Permission to Appeal
 Counsel for Mr Pettifer submitted that permission to appeal should be granted because the Decision contains appealable error in the exercise of discretion in the application by the Commissioner of section 387 of the FW Act.
 This appeal is one to which section 400 of the FW Act applies. Section 400 of the FW Act provides as follows.
“400 Appeal rights
(1) Despite subsection 604(2), FWC must not grant permission to appeal from a decision made by FWC under this Part unless FWC considers that it is in the public interest to do so.
(2) Despite subsection 604(1), an appeal from a decision made by the FWC in relation to a matter arising under this Part can only, to the extent that it is an appeal on a question of fact, be made on the ground that the decision involved a significant error of fact.”
 Mr Pettifer’s Counsel did not assert that the Decision involved any error of fact. 2 It is therefore necessary for the Full Bench to determine whether it is in the public interest to grant permission for the Appeal.
 In the Full Court of the Federal Court decision in Coal & Allied Mining Services Pty Ltd v Lawler and others  FCAFC 54 at , Buchanan J (with whom Marshall and Cowdroy JJ agreed) characterised the test under section 400 as “a stringent one”. He went on to explain that the task of assessing whether the public interest test is met is a discretionary one involving a broad value judgment. 3
 In GlaxoSmithKline Australia Pty Ltd v Makin  FWAFB 5343 at – a Full Bench of Fair Work Australia, a predecessor to the Fair Work Commission (FWC), identified some of the considerations that may attract the public interest:
“... the public interest might be attracted where a matter raises issues of importance and general application, or where there is a diversity of decisions at first instance so that guidance from an appellate court is required, or where the decision at first instance manifests an injustice, or the result is counter intuitive, or that the legal principles applied appear disharmonious when compared with other recent decisions dealing with similar matters.”
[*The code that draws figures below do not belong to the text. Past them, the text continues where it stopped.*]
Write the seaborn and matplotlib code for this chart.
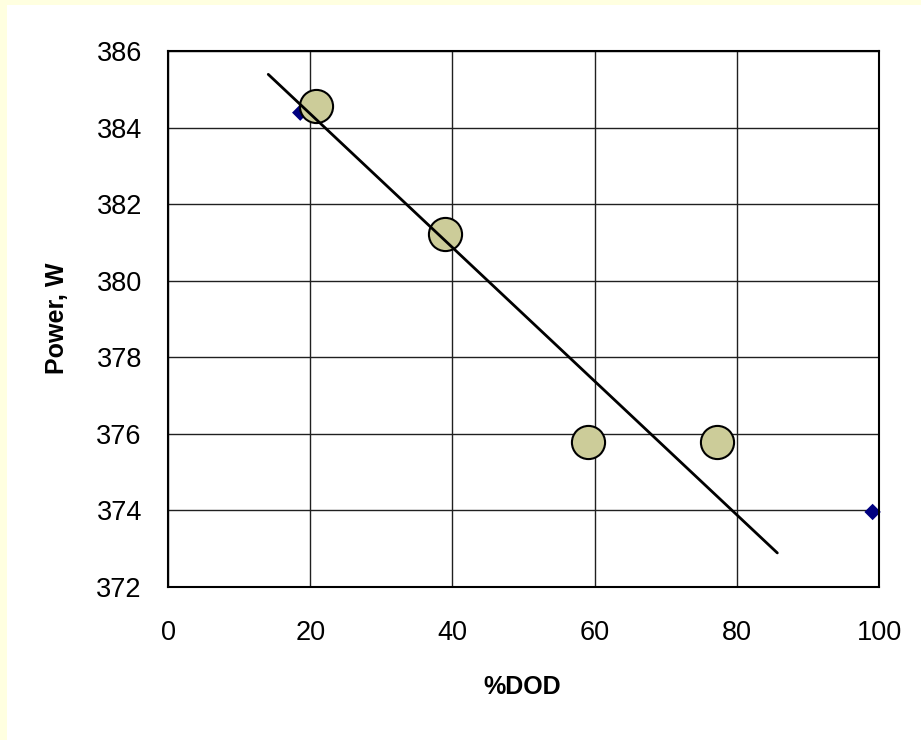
import matplotlib
matplotlib.use("Agg")
import matplotlib.pyplot as plt
import seaborn as sns
from pandas import DataFrame
from matplotlib.patches import Rectangle

# measured points (big circles)
dod = [20.8, 38.9, 59.1, 77.2]
power = [384.56, 381.21, 375.78, 375.78]
# small diamond markers
dod_small = [18.6, 99.1]
power_small = [384.39, 373.96]
# trend line end points
trend_x = [14.1, 85.7]
trend_y = [385.39, 372.89]

x_ticks = [0, 20, 40, 60, 80, 100]
y_ticks = [372, 374, 376, 378, 380, 382, 384, 386]

df = DataFrame({'%DOD': dod, 'Power, W': power})
df_small = DataFrame({'%DOD': dod_small, 'Power, W': power_small})
df_trend = DataFrame({'%DOD': trend_x, 'Power, W': trend_y})

sns.set_style("white")
plt.rcParams['font.family'] = ['Liberation Sans', 'DejaVu Sans']
plt.rcParams['text.color'] = 'black'
plt.rcParams['axes.labelcolor'] = 'black'

fig = plt.figure(figsize=(9.21, 7.4), dpi=100)
fig.patch.set_facecolor('white')
# yellow band along top and left edge
fig.patches.append(Rectangle((0, 0), 7 / 921, 1, transform=fig.transFigure,
                             facecolor='#FFFFE0', edgecolor='none', zorder=0))
fig.patches.append(Rectangle((0, 1 - 5 / 740), 1, 5 / 740, transform=fig.transFigure,
                             facecolor='#FFFFE0', edgecolor='none', zorder=0))

ax = fig.add_axes([168 / 921, 1 - 587 / 740, 711 / 921, 536 / 740])

sns.scatterplot(data=df_small, x='%DOD', y='Power, W', marker='D', s=70,
                color='#000080', edgecolor='none', ax=ax, zorder=2, clip_on=False)
sns.scatterplot(data=df, x='%DOD', y='Power, W', s=570, color='#CCCC99',
                edgecolor='black', linewidth=1.5, ax=ax, zorder=4)
sns.lineplot(data=df_trend, x='%DOD', y='Power, W', color='black', lw=2, ax=ax, zorder=5)

ax.set_xlim(0, 100)
ax.set_ylim(372, 386)
ax.set_xticks(x_ticks)
ax.set_yticks(y_ticks)
ax.grid(True, color='#202020', lw=1)
ax.set_axisbelow(True)
for s in ax.spines.values():
    s.set_color('black')
    s.set_linewidth(1.5)
    s.set_visible(True)

ax.tick_params(axis='both', direction='out', length=8, width=1.2, color='#808080',
               labelsize=19.5, labelcolor='black')
ax.tick_params(axis='y', pad=10.8)
ax.tick_params(axis='x', pad=16)

ax.set_xlabel('')
ax.set_ylabel('')
ax.text(522 / 921, 1 - 686.5 / 740, '%DOD', transform=fig.transFigure, fontsize=18,
        fontweight='bold', ha='center', va='center')
ax.text(57 / 921, 1 - 318 / 740, 'Power, W', transform=fig.transFigure, fontsize=18,
        fontweight='bold', ha='center', va='center', rotation=90)

fig.savefig("out.png", dpi=100)
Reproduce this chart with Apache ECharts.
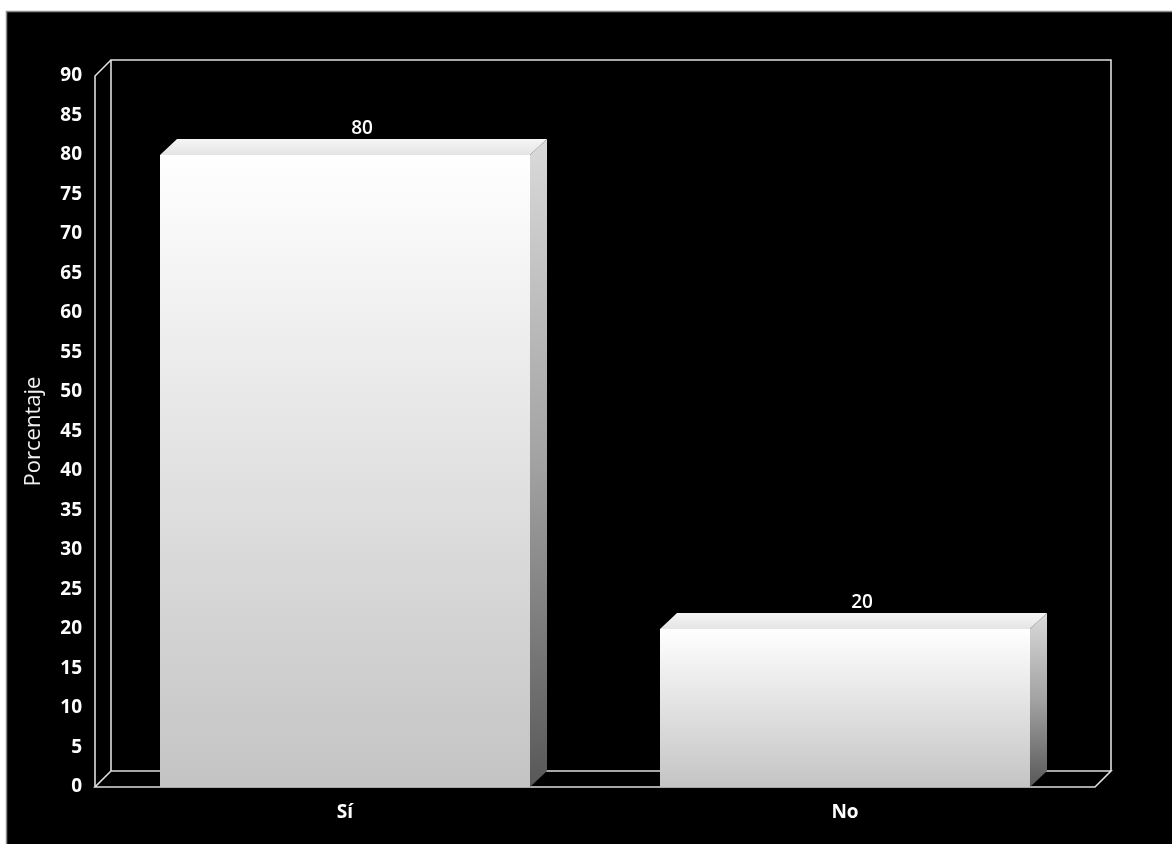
<!DOCTYPE html>
<html>
<head>
<meta charset="utf-8">
<title>Porcentaje</title>
<script src="https://cdn.jsdelivr.net/npm/echarts@6/dist/echarts.min.js"></script>
<style>
  html, body { margin: 0; padding: 0; background: #ffffff; }
  #chart { width: 1172px; height: 844px; }
</style>
</head>
<body>
<div id="chart"></div>
<script>
// Answers, in percent
const categories = ['Sí', 'No'];
const values = [80, 20];

// Value axis range
const yMin = 0;
const yMax = 90;
const yStep = 5;

const FONT = '"Open Sans", "DejaVu Sans", sans-serif';
const DEPTH_X = 17;   // pseudo-3D depth, horizontal
const DEPTH_Y = 16;   // pseudo-3D depth, vertical
const BAR_RATIO = 0.74;

const chart = echarts.init(document.getElementById('chart'), null, { renderer: 'canvas' });

// Box frame: front-left edge, back wall and floor
function renderFrame(params, api) {
  const cs = params.coordSys;
  const L = cs.x, R = cs.x + cs.width, T = cs.y, B = cs.y + cs.height;
  const dx = 16, dy = 16;
  const stroke = { stroke: '#dedede', lineWidth: 1.6, fill: null };
  return {
    type: 'group',
    children: [
      { type: 'polyline', shape: { points: [[L + dx, B - dy], [L + dx, T - dy], [R + dx, T - dy], [R + dx, B - dy]] }, style: stroke },
      { type: 'polyline', shape: { points: [[L, B], [L, T], [L + dx, T - dy]] }, style: stroke },
      { type: 'polygon', shape: { points: [[L, B], [R, B], [R + dx, B - dy], [L + dx, B - dy]] }, style: stroke }
    ]
  };
}

// One shaded prism per category
function renderBar(params, api) {
  const idx = api.value(0);
  const val = api.value(1);
  const top = api.coord([idx, val]);
  const base = api.coord([idx, 0]);
  const band = api.size([1, 0])[0];
  const w = band * BAR_RATIO;
  const l = top[0] - w / 2, r = top[0] + w / 2;
  const t = top[1], b = base[1];
  const dx = DEPTH_X, dy = DEPTH_Y;

  const frontFill = new echarts.graphic.LinearGradient(0, 0, 0, 1, [
    { offset: 0, color: '#ffffff' },
    { offset: 1, color: '#c4c4c4' }
  ]);
  const sideFill = new echarts.graphic.LinearGradient(0, 0, 0, 1, [
    { offset: 0, color: '#dadada' },
    { offset: 0.5, color: '#a2a2a2' },
    { offset: 1, color: '#585858' }
  ]);
  const topFill = new echarts.graphic.LinearGradient(0, 0, 0, 1, [
    { offset: 0, color: '#f6f6f6' },
    { offset: 1, color: '#e4e4e4' }
  ]);

  return {
    type: 'group',
    children: [
      {
        type: 'polygon',
        shape: { points: [[r, t], [r + dx, t - dy], [r + dx, b - dy], [r, b]] },
        style: { fill: sideFill }
      },
      {
        type: 'polygon',
        shape: { points: [[l, t], [l + dx, t - dy], [r + dx, t - dy], [r, t]] },
        style: { fill: topFill }
      },
      {
        type: 'rect',
        shape: { x: l, y: t, width: r - l, height: b - t },
        style: { fill: frontFill }
      },
      {
        type: 'text',
        x: top[0] + dx,
        y: t - dy - 1,
        style: {
          text: String(val),
          fill: '#ffffff',
          font: '600 19px ' + FONT,
          align: 'center',
          verticalAlign: 'bottom'
        }
      }
    ]
  };
}

chart.setOption({
  backgroundColor: '#ffffff',
  animation: false,
  graphic: [
    {
      type: 'rect',
      z: -10,
      silent: true,
      shape: { x: 6.5, y: 11.5, width: 1180, height: 850 },
      style: { fill: '#000000', stroke: '#8c8c8c', lineWidth: 1.5 }
    }
  ],
  grid: { left: 95, right: 77, top: 76, bottom: 57, containLabel: false },
  xAxis: {
    type: 'category',
    data: categories,
    boundaryGap: true,
    axisLine: { show: false },
    axisTick: { show: false },
    splitLine: { show: false },
    axisLabel: {
      color: '#ffffff',
      fontFamily: FONT,
      fontWeight: 'bold',
      fontSize: 19,
      margin: 16
    }
  },
  yAxis: {
    type: 'value',
    min: yMin,
    max: yMax,
    interval: yStep,
    name: 'Porcentaje',
    nameLocation: 'middle',
    nameRotate: 90,
    nameGap: 50,
    nameTextStyle: {
      color: '#f0f0f0',
      fontFamily: FONT,
      fontWeight: 500,
      fontSize: 22
    },
    axisLine: { show: false },
    axisTick: { show: false },
    splitLine: { show: false },
    axisLabel: {
      color: '#ffffff',
      fontFamily: FONT,
      fontWeight: 'bold',
      fontSize: 19,
      margin: 13
    }
  },
  series: [
    {
      type: 'custom',
      name: 'frame',
      silent: true,
      z: 1,
      renderItem: renderFrame,
      data: [[0, 0]]
    },
    {
      type: 'custom',
      name: 'Porcentaje',
      z: 2,
      renderItem: renderBar,
      encode: { x: 0, y: 1 },
      data: categories.map((c, i) => [i, values[i]])
    }
  ]
});
</script>
</body>
</html>
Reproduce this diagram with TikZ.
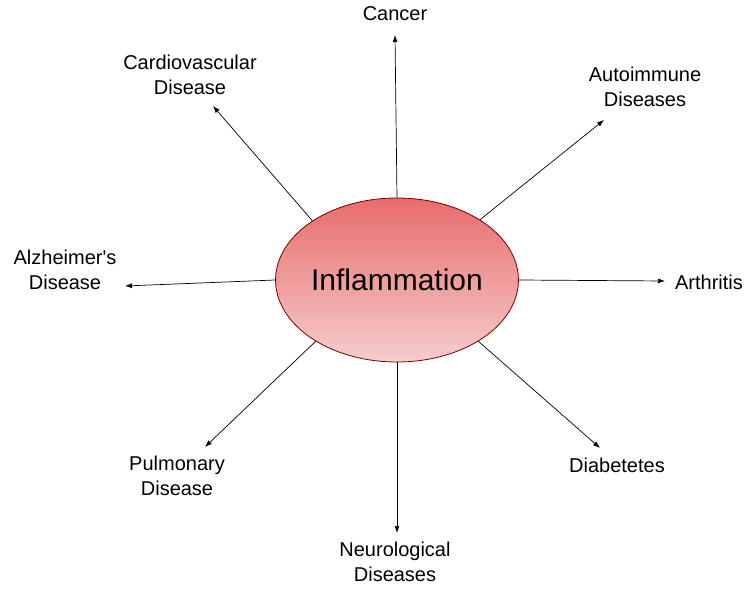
\documentclass[tikz,border=0pt]{standalone}
\usepackage{fontspec}
\usetikzlibrary{shapes.geometric,arrows.meta}
\setmainfont{Liberation Sans}[Ligatures=TeXOff]
\begin{document}
\begin{tikzpicture}[x=1pt,y=-1pt,
  lab/.style={font=\fontsize{20}{25}\selectfont,align=center,inner sep=0pt},
  arr/.style={-{Latex[length=7pt,width=5pt]},line width=0.7pt}]
\useasboundingbox (0,0) rectangle (750,593);
\node[ellipse,minimum width=228pt,minimum height=164pt,inner sep=0pt,draw=red!45!black,line width=0.8pt,
  top color={rgb,255:red,232;green,108;blue,108},bottom color={rgb,255:red,246;green,205;blue,205},
  font=\fontsize{30}{32}\selectfont] (c) at (397,280) {Inflammation};
\node[lab] (t1) at (395,14) {Cancer};
\node[lab] (t2) at (190,75) {Cardiovascular\\Disease};
\node[lab] (t3) at (645,87) {Autoimmune\\Diseases};
\node[lab] (t4) at (65,270) {Alzheimer's\\Disease};
\node[lab] (t5) at (709,282) {Arthritis};
\node[lab] (t6) at (177,476) {Pulmonary\\Disease};
\node[lab] (t7) at (617,465) {Diabetetes};
\node[lab] (t8) at (395,562) {Neurological\\Diseases};
\coordinate (e1) at (395,35);
\coordinate (e2) at (213,106);
\coordinate (e3) at (604,120);
\coordinate (e4) at (125,286);
\coordinate (e5) at (665,281);
\coordinate (e6) at (205,447);
\coordinate (e7) at (600,448);
\coordinate (e8) at (397,533);
\draw[arr] (c.north) -- (e1);
\draw[arr] (c.145) -- (e2);
\draw[arr] (c.36) -- (e3);
\draw[arr] (c.west) -- (e4);
\draw[arr] (c.east) -- (e5);
\draw[arr] (c.217) -- (e6);
\draw[arr] (c.323) -- (e7);
\draw[arr] (c.south) -- (e8);
\end{tikzpicture}
\end{document}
 Counsel for Mr Pettifer submitted that the appeal raises matters of importance with respect to the general application of section 387 of the FW Act in circumstances where the contractual arrangements surrounding employment permit a party other than the employer to act to bring about the dismissal of an employee. He also asserted that the Decision is contrary to the approach taken in Kool v Adecco Industrial Pty Ltd T/A Adecco  FWC 925 (Adecco) to section 378 of the FW Act.
 In Adecco, at , Deputy President Asbury made the following comments in relation to contractual arrangements in which the actions of a host employer might be relied on by a labour hire company to prevent an employee of the labour hire company from accessing a remedy under the FW Act for unfair dismissal.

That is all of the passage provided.